The APEC meeting comes one week after China and 14 other Asia-Pacific countries signed the world's biggest trade deal — a landmark moment for the People's Republic considering the absence of the US from the so-called Regional Comprehensive Economic Partnership (RCEP).
While the US is part of APEC, it was not clear whether President Donald Trump would take part or leave US representation to another high-ranking official after the fallout of his loss in the presidential election.
Another APEC member, Australia, may be skeptical of China's serenade to free trade considering that the two countries have been involved in a trade spat which has seen disruptions to sales of Australian beef, wine and barley to China.
'The devil is in the details'
"In my view, China is trying to bring globalization into the country," Chief Economist at the Mercator Institute for China Studies (MERICS) Max Zenglein told DW. "This should ensure supply chain security, especially in the high-tech sector."

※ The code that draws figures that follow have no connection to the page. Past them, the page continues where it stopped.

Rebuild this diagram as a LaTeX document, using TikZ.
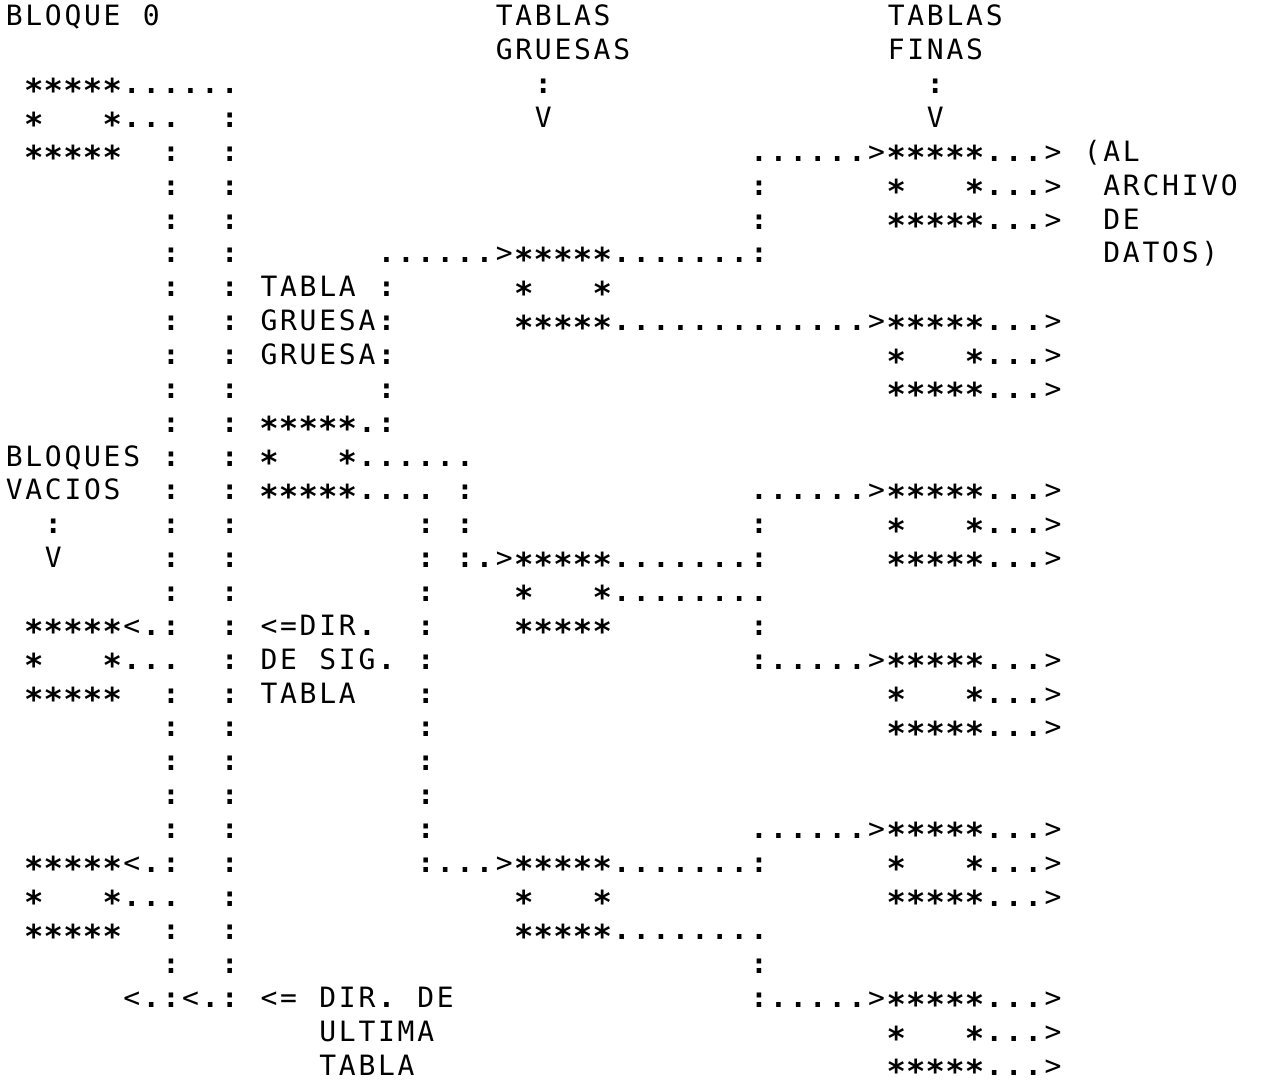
\documentclass[tikz,border=0pt]{standalone}
\usepackage{graphicx}
\usepackage{fontspec}
\newfontfamily\pf{DejaVu Sans Mono}
\newlength\cw \setlength\cw{19.6pt}
% fixed-pitch typesetting of one run of characters; '_' stands for a blank column
\def\mono#1{\monoi#1\relax}
\def\monoi#1{\ifx#1\relax\else\monoch#1\expandafter\monoi\fi}
\def\monoch#1{\ifx#1_\hbox to\cw{\hss}\else\ifx#1*\hbox to\cw{\hss\raisebox{-1.5pt}{\bfseries\scalebox{1.15}{∗}}\hss}\else\ifx#1.\hbox to\cw{\hss\bfseries.\hss}\else\ifx#1:\hbox to\cw{\hss\bfseries:\hss}\else\hbox to\cw{\hss#1\hss}\fi\fi\fi\fi}
\newcommand\R[3]{\node[txt] (r#1c#2) at ({4.2+19.6*#2},{-26-33.85*#1}) {\mono{#3}};}
\begin{document}
\begin{tikzpicture}[x=1pt,y=1pt,
  txt/.style={anchor=base west,inner sep=0pt,font=\pf\fontsize{28}{28}\selectfont}]
\useasboundingbox[fill=white] (0,0) rectangle (1280,-1089);
% rows 0-3
\R{0}{0}{BLOQUE_0}\R{0}{25}{TABLAS}\R{0}{45}{TABLAS}
\R{1}{25}{GRUESAS}\R{1}{45}{FINAS}
\R{2}{1}{*****......}\R{2}{27}{:}\R{2}{47}{:}
\R{3}{1}{*___*...}\R{3}{11}{:}\R{3}{27}{V}\R{3}{47}{V}
% rows 4-7
\R{4}{1}{*****}\R{4}{8}{:}\R{4}{11}{:}\R{4}{38}{......>*****...>}\R{4}{55}{(AL}
\R{5}{8}{:}\R{5}{11}{:}\R{5}{38}{:}\R{5}{45}{*___*...>}\R{5}{56}{ARCHIVO}
\R{6}{8}{:}\R{6}{11}{:}\R{6}{38}{:}\R{6}{45}{*****...>}\R{6}{56}{DE}
\R{7}{8}{:}\R{7}{11}{:}\R{7}{19}{......>*****.......:}\R{7}{56}{DATOS)}
% rows 8-12
\R{8}{8}{:}\R{8}{11}{:}\R{8}{13}{TABLA_:}\R{8}{26}{*___*}
\R{9}{8}{:}\R{9}{11}{:}\R{9}{13}{GRUESA:}\R{9}{26}{*****.............>*****...>}
\R{10}{8}{:}\R{10}{11}{:}\R{10}{13}{GRUESA:}\R{10}{45}{*___*...>}
\R{11}{8}{:}\R{11}{11}{:}\R{11}{19}{:}\R{11}{45}{*****...>}
\R{12}{8}{:}\R{12}{11}{:}\R{12}{13}{*****.:}
% rows 13-17
\R{13}{0}{BLOQUES}\R{13}{8}{:}\R{13}{11}{:}\R{13}{13}{*___*......}
\R{14}{0}{VACIOS}\R{14}{8}{:}\R{14}{11}{:}\R{14}{13}{*****...._:}\R{14}{38}{......>*****...>}
\R{15}{2}{:}\R{15}{8}{:}\R{15}{11}{:}\R{15}{21}{:_:}\R{15}{38}{:}\R{15}{45}{*___*...>}
\R{16}{2}{V}\R{16}{8}{:}\R{16}{11}{:}\R{16}{21}{:_:.>*****.......:}\R{16}{45}{*****...>}
\R{17}{8}{:}\R{17}{11}{:}\R{17}{21}{:}\R{17}{26}{*___*........}
% rows 18-23
\R{18}{1}{*****<.:}\R{18}{11}{:}\R{18}{13}{<=DIR.}\R{18}{21}{:}\R{18}{26}{*****}\R{18}{38}{:}
\R{19}{1}{*___*...}\R{19}{11}{:}\R{19}{13}{DE_SIG.}\R{19}{21}{:}\R{19}{38}{:.....>*****...>}
\R{20}{1}{*****}\R{20}{8}{:}\R{20}{11}{:}\R{20}{13}{TABLA}\R{20}{21}{:}\R{20}{45}{*___*...>}
\R{21}{8}{:}\R{21}{11}{:}\R{21}{21}{:}\R{21}{45}{*****...>}
\R{22}{8}{:}\R{22}{11}{:}\R{22}{21}{:}
\R{23}{8}{:}\R{23}{11}{:}\R{23}{21}{:}
% rows 24-28
\R{24}{8}{:}\R{24}{11}{:}\R{24}{21}{:}\R{24}{38}{......>*****...>}
\R{25}{1}{*****<.:}\R{25}{11}{:}\R{25}{21}{:...>*****.......:}\R{25}{45}{*___*...>}
\R{26}{1}{*___*...}\R{26}{11}{:}\R{26}{26}{*___*}\R{26}{45}{*****...>}
\R{27}{1}{*****}\R{27}{8}{:}\R{27}{11}{:}\R{27}{26}{*****........}
\R{28}{8}{:}\R{28}{11}{:}\R{28}{38}{:}
% rows 29-31
\R{29}{6}{<.:<.:}\R{29}{13}{<=_DIR._DE}\R{29}{38}{:.....>*****...>}
\R{30}{16}{ULTIMA}\R{30}{45}{*___*...>}
\R{31}{16}{TABLA}\R{31}{45}{*****...>}
\end{tikzpicture}
\end{document}
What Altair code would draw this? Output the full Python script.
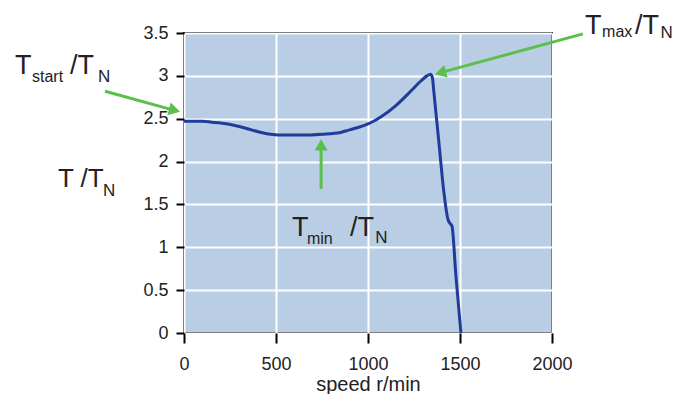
import math
import altair as alt
import pandas as pd

# Torque-speed curve
speed = [0, 100, 150, 200, 300, 400, 470, 550, 650, 750, 850, 900, 950, 1000,
         1030, 1069, 1150, 1232, 1287, 1320, 1340, 1350, 1358, 1385, 1412,
         1434, 1445, 1456, 1478, 1505]
torque = [2.47, 2.47, 2.46, 2.45, 2.41, 2.35, 2.32, 2.31, 2.31, 2.32, 2.34,
          2.37, 2.40, 2.44, 2.47, 2.52, 2.65, 2.82, 2.94, 3.00, 3.02, 2.98,
          2.81, 2.23, 1.65, 1.33, 1.28, 1.25, 0.66, 0.0]

x_ticks = [0, 500, 1000, 1500, 2000]
y_ticks = [0, 0.5, 1, 1.5, 2, 2.5, 3, 3.5]

# Annotation arrows: tail -> tip, in data units
arrow_tail_x = [-429, 2168, 745]
arrow_tail_y = [2.82, 3.49, 1.68]
arrow_tip_x = [-22, 1364, 745]
arrow_tip_y = [2.58, 3.02, 2.26]

# Annotation text pieces (main letters and subscripts)
label_text = ["T", "start", "/T", "N",
              "T", "max", "/T", "N",
              "T", "min", "/T", "N",
              "T /T", "N"]
label_x = [-918, -826, -620, -468,
           2179, 2272, 2451, 2590,
           587, 668, 902, 1040,
           -685, -440]
label_y = [3.02, 2.93, 3.02, 2.93,
           3.49, 3.45, 3.49, 3.44,
           1.13, 1.04, 1.13, 1.05,
           1.70, 1.60]
label_size = [27, 16, 27, 17,
              27, 16, 27, 17,
              27, 16, 27, 17,
              26, 17]

W, H = 368, 300
kx = W / 2000.0
ky = H / 3.5
HEAD = 170
r = math.sqrt(HEAD) / 2
h = math.sqrt(3) / 2 * r

rows = []
for tx, ty, hx, hy in zip(arrow_tail_x, arrow_tail_y, arrow_tip_x, arrow_tip_y):
    dxp = (hx - tx) * kx
    dyp = -(hy - ty) * ky
    L = math.hypot(dxp, dyp)
    ux, uy = dxp / L, dyp / L
    ang = math.degrees(math.atan2(ux, -uy)) % 360
    cx = hx - h * ux / kx
    cy = hy + h * uy / ky
    rows.append(dict(tx=tx, ty=ty, cx=cx, cy=cy, angle=ang))
arrows = pd.DataFrame(rows)

curve = pd.DataFrame({"speed": speed, "torque": torque})
labels = pd.DataFrame({"text": label_text, "x": label_x, "y": label_y, "size": label_size})

FONT = "Liberation Sans"
GREEN = "#5bbf4b"

xscale = alt.Scale(domain=[0, 2000], nice=False, zero=False)
yscale = alt.Scale(domain=[0, 3.5], nice=False, zero=False)

base_x = alt.X("speed:Q", scale=xscale,
               axis=alt.Axis(values=x_ticks, title="speed r/min", grid=True,
                             gridColor="white", gridWidth=2, gridOpacity=1,
                             domain=False, tickColor="black", tickWidth=2,
                             tickSize=10, labelFontSize=18, labelColor="#222222",
                             labelPadding=12, titleFontSize=20, titleFontWeight="normal",
                             titleColor="#222222", titlePadding=1, labelFont=FONT,
                             titleFont=FONT, labelFlush=False, format="d"))
base_y = alt.Y("torque:Q", scale=yscale,
               axis=alt.Axis(values=y_ticks, title=None, grid=True,
                             gridColor="white", gridWidth=2, gridOpacity=1,
                             domain=False, tickColor="black", tickWidth=2,
                             tickSize=8, labelFontSize=18, labelColor="#222222",
                             labelPadding=8, format="~g", labelFont=FONT,
                             labelFlush=False))

line = alt.Chart(curve).mark_line(color="#1f3c9a", strokeWidth=3,
                                  interpolate="monotone").encode(x=base_x, y=base_y)

shafts = alt.Chart(arrows).mark_rule(color=GREEN, strokeWidth=3).encode(
    x=alt.X("tx:Q", scale=xscale), y=alt.Y("ty:Q", scale=yscale),
    x2="cx:Q", y2="cy:Q")

heads = alt.Chart(arrows).mark_point(shape="triangle-up", filled=True, opacity=1,
                                     color=GREEN, size=HEAD).encode(
    x=alt.X("cx:Q", scale=xscale), y=alt.Y("cy:Q", scale=yscale),
    angle=alt.Angle("angle:Q", scale=None))

texts = alt.Chart(labels).mark_text(align="left", baseline="alphabetic",
                                    font=FONT, color="#222222").encode(
    x=alt.X("x:Q", scale=xscale), y=alt.Y("y:Q", scale=yscale),
    text="text:N", size=alt.Size("size:Q", scale=None))

chart = alt.layer(line, shafts, heads, texts).properties(
    width=W, height=H,
    autosize=alt.AutoSizeParams(type="none"),
    padding={"left": 176, "top": 25, "right": 120, "bottom": 61},
).configure_view(fill="#b9cde5", stroke="black", strokeWidth=2)

chart.save("out.html", embed_options={"renderer": "svg", "actions": False})
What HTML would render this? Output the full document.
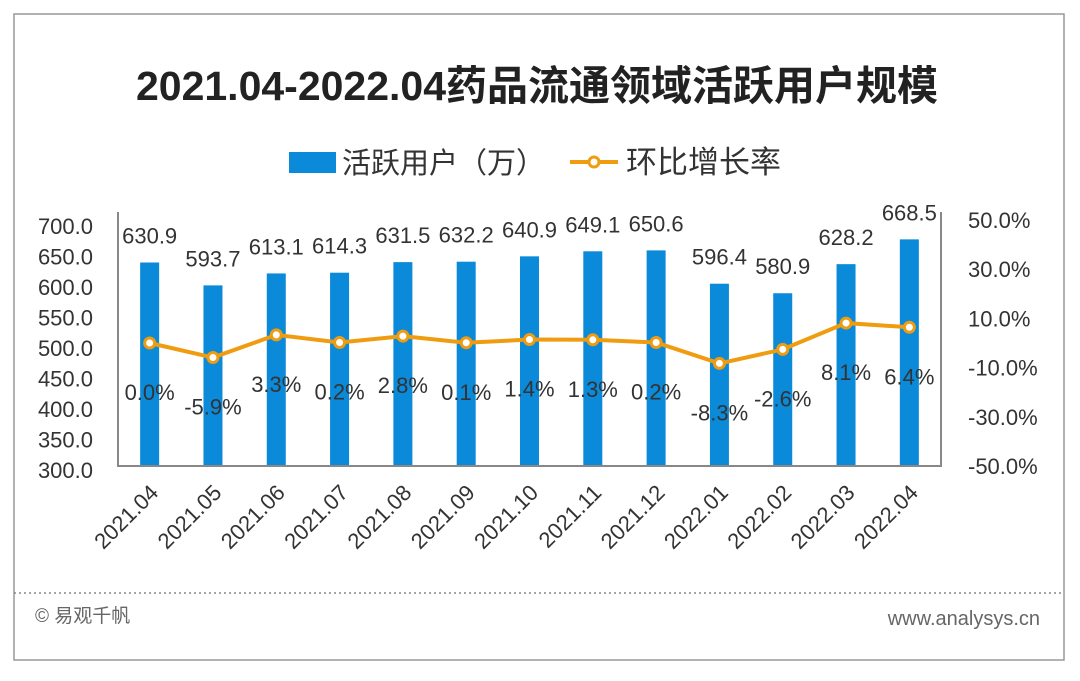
<!DOCTYPE html>
<html><head><meta charset="utf-8"><style>
body{margin:0;background:#fff;}
svg text{font-family:"Liberation Sans","Noto Sans CJK SC",sans-serif;fill:#333;}
</style></head><body>
<svg width="1080" height="676" viewBox="0 0 1080 676" id="chart">
<rect x="14" y="14" width="1050" height="646" fill="#fff" stroke="#999" stroke-width="1.5"/>
<text x="537" y="100" text-anchor="middle" font-size="41" font-weight="bold" style="fill:#222">2021.04-2022.04药品流通领域活跃用户规模</text>
<g>
<rect x="289" y="152" width="47" height="21" fill="#0a8ad8"/>
<text x="342" y="173" font-size="29">活跃用户（万）</text>
<line x1="570" y1="162" x2="618" y2="162" stroke="#f09c10" stroke-width="4"/>
<circle cx="594" cy="162" r="5" fill="#fff" stroke="#f09c10" stroke-width="3"/>
<text x="626" y="173" font-size="31">环比增长率</text>
</g>
<g id="plot"></g>
<line x1="14" y1="593" x2="1064" y2="593" stroke="#888" stroke-width="1.5" stroke-dasharray="2,3"/>
<text x="35" y="622" font-size="19" style="fill:#666">© 易观千帆</text>
<text x="1040" y="625" text-anchor="end" font-size="20" style="fill:#666">www.analysys.cn</text>
</svg>
<script>
const categories=["2021.04","2021.05","2021.06","2021.07","2021.08","2021.09","2021.10","2021.11","2021.12","2022.01","2022.02","2022.03","2022.04"];
const users=[630.9,593.7,613.1,614.3,631.5,632.2,640.9,649.1,650.6,596.4,580.9,628.2,668.5];
const growth=[0.0,-5.9,3.3,0.2,2.8,0.1,1.4,1.3,0.2,-8.3,-2.6,8.1,6.4];
const leftTicks=[700,650,600,550,500,450,400,350,300];
const rightTicks=[50,30,10,-10,-30,-50];

const NS="http://www.w3.org/2000/svg";
const g=document.getElementById('plot');
const X0=118,X1=941,YT=220,YB=466;
const band=(X1-X0)/categories.length;
const xc=i=>X0+band*(i+0.5);
const yL=v=>YB-(v-300)/400*(YB-YT);
const yR=v=>YB-(v+50)/100*(YB-YT);
function mk(tag,attrs,txt){const e=document.createElementNS(NS,tag);for(const k in attrs)e.setAttribute(k,attrs[k]);if(txt!==undefined)e.textContent=txt;g.appendChild(e);return e;}

leftTicks.forEach(v=>{const e=mk('text',{x:93,y:226+(700-v)/400*244+8,'text-anchor':'end','font-size':22},v.toFixed(1));

});
rightTicks.forEach(v=>{const e=mk('text',{x:968,y:yR(v)+8,'font-size':22},v.toFixed(1)+'%');

});

users.forEach((v,i)=>{const b=mk('rect',{x:xc(i)-9.5,y:yL(v),width:19,height:YB-yL(v),fill:'#0a8ad8'});


const t=mk('text',{x:xc(i),y:yL(v)-19,'text-anchor':'middle','font-size':22},v.toFixed(1));

});

let ax=mk('polyline',{points:`${X0},${YT-8} ${X0},${YB} ${X1},${YB} ${X1},${YT-8}`,fill:'none',stroke:'#888','stroke-width':2});



const pts=growth.map((v,i)=>xc(i)+','+yR(v)).join(' ');
const ln=mk('polyline',{points:pts,fill:'none',stroke:'#f09c10','stroke-width':4});


growth.forEach((v,i)=>{const c=mk('circle',{cx:xc(i),cy:yR(v),r:5,fill:'#fff',stroke:'#f09c10','stroke-width':3});


const t=mk('text',{x:xc(i),y:yR(v)+57,'text-anchor':'middle','font-size':22},v.toFixed(1)+'%');

});

categories.forEach((c,i)=>{const x=xc(i)+10,y=494;
const t=mk('text',{x:x,y:y,'text-anchor':'end','font-size':22,transform:`rotate(-45 ${x} ${y})`},c);

});
</script>
</body></html>
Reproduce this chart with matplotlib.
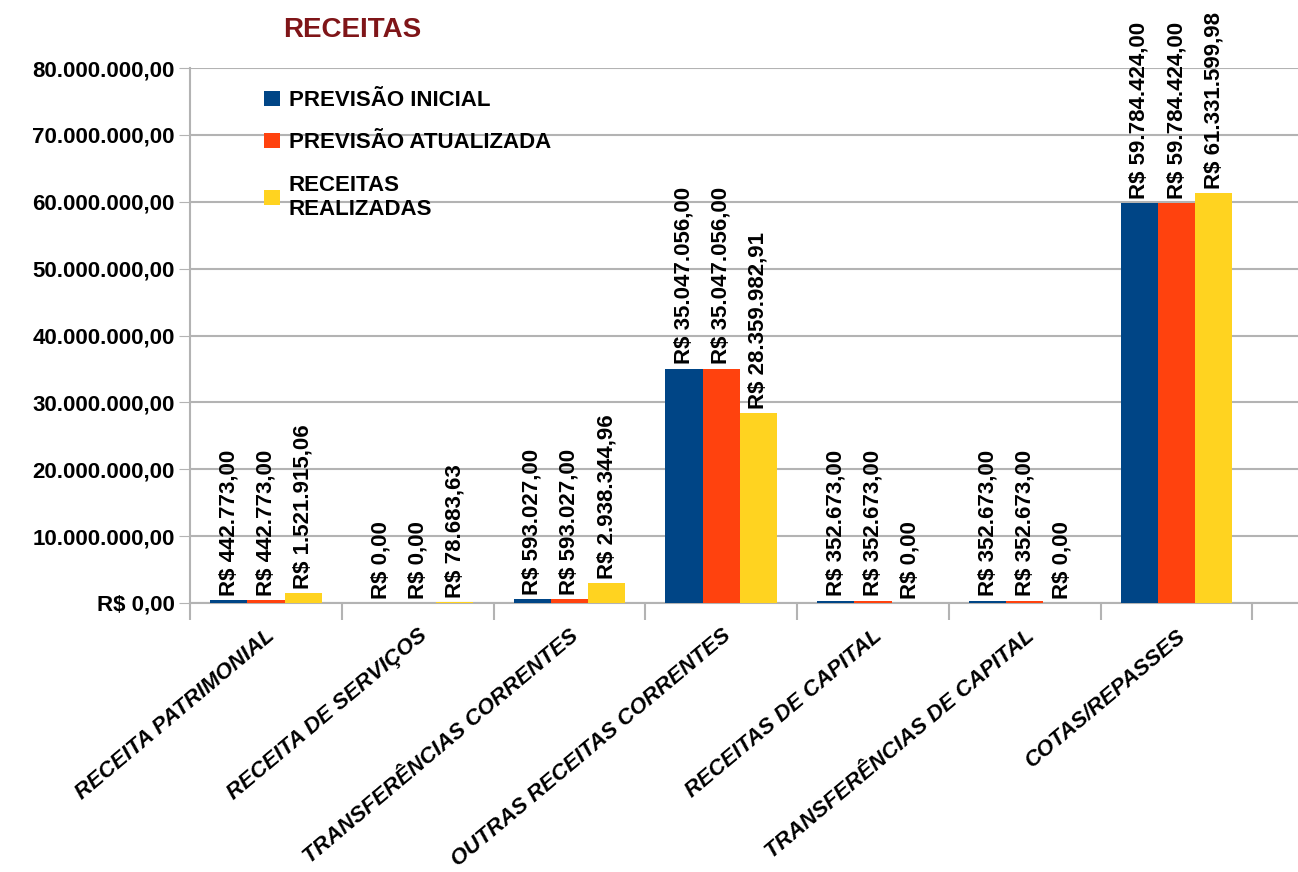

But "the devil is in the details" when it comes to the Communist world power giving more equal treatment to foreign competition.
"It must also be taken into account that the Chinese Communist Party is extending its influence to private companies," he said. "This would also be part of equal treatment, but this could be problematic from a European perspective."
Australia is a good example of how China is not afraid of responding to political differences with economic punishments. "China increasingly sees itself in a position of strength and does not shy away from using it," said Zenglein. "This shows that economic relations with China also have a political price."